When banks are proposing to merge or expand services, there needs to be access to their history of lending to all members of the community. We know that in just one example in Alabama, a review of the Home Mortgage Disclosure Act (HMDA) data showed that of the 26,000 loans outside of SMSA's that were reviewed; there were zero loans made in majority black census tracts. The fair distribution of credit remains a very serious issue. The need for this information to be public is essential. The safe harbor provision in this bill would eliminate the public comment opportunity and further close the door on public access to lending information. The national statistics reveal that 95% of all banks would fall under the safe harbor. In Wisconsin, the level is even greater; with only one bank out of 351 regulated commercial banks having received a "needs to improve" rating in June 1996.

In Wisconsin, rural advocates recently filed a challenge to Star Bank's acquisition of Firstar citing Firstar's unprecedented $42 million drop in farm lending since 1995. This is the type of information that must be kept public so that citizens have the tools and information to document the situation that will affect their future access to capital.

Last year, over fifteen state, regional, and national farm and rural organizations joined together to oppose the Senate amendments that would have seriously weakened CRA coverage.
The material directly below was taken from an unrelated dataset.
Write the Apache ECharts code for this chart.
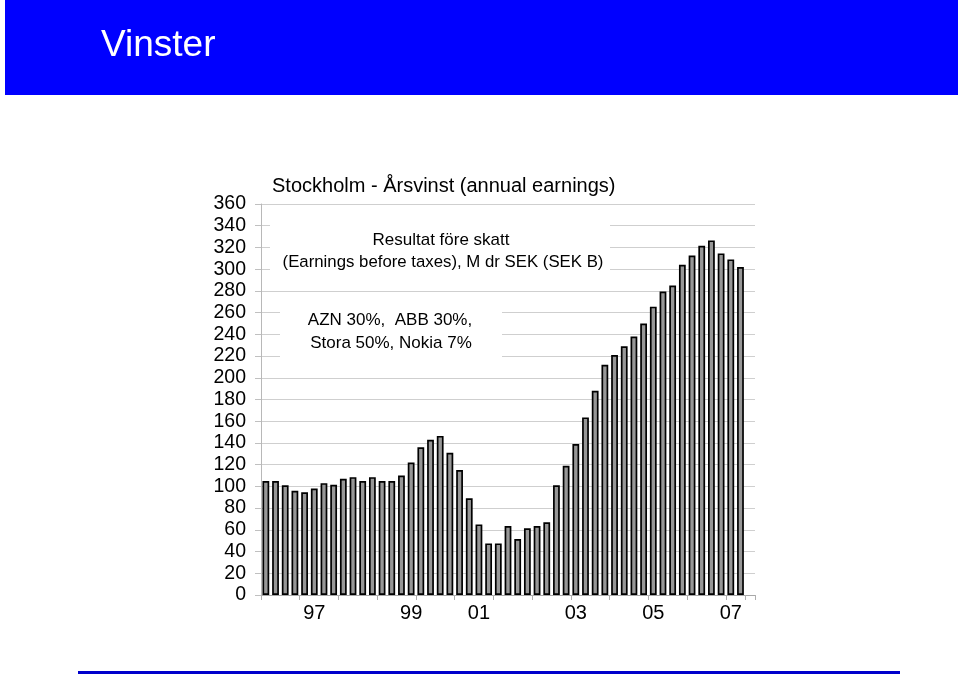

These groups ranged from family farm organizations, religious groups, Native American advocacy organizations, housing, and rural community organizations. We recognize that the future credit needs of rural communities must be met by increased access to affordable credit that is serviced with a view towards the impacts on the local and/or regional economy; not national and international investment pressures.

The upcoming debate on "financial modernization" is one in which family farmers and rural citizens have a great stake. I thank you for the opportunity to be part of today's hearing. I will be happy to answer any questions.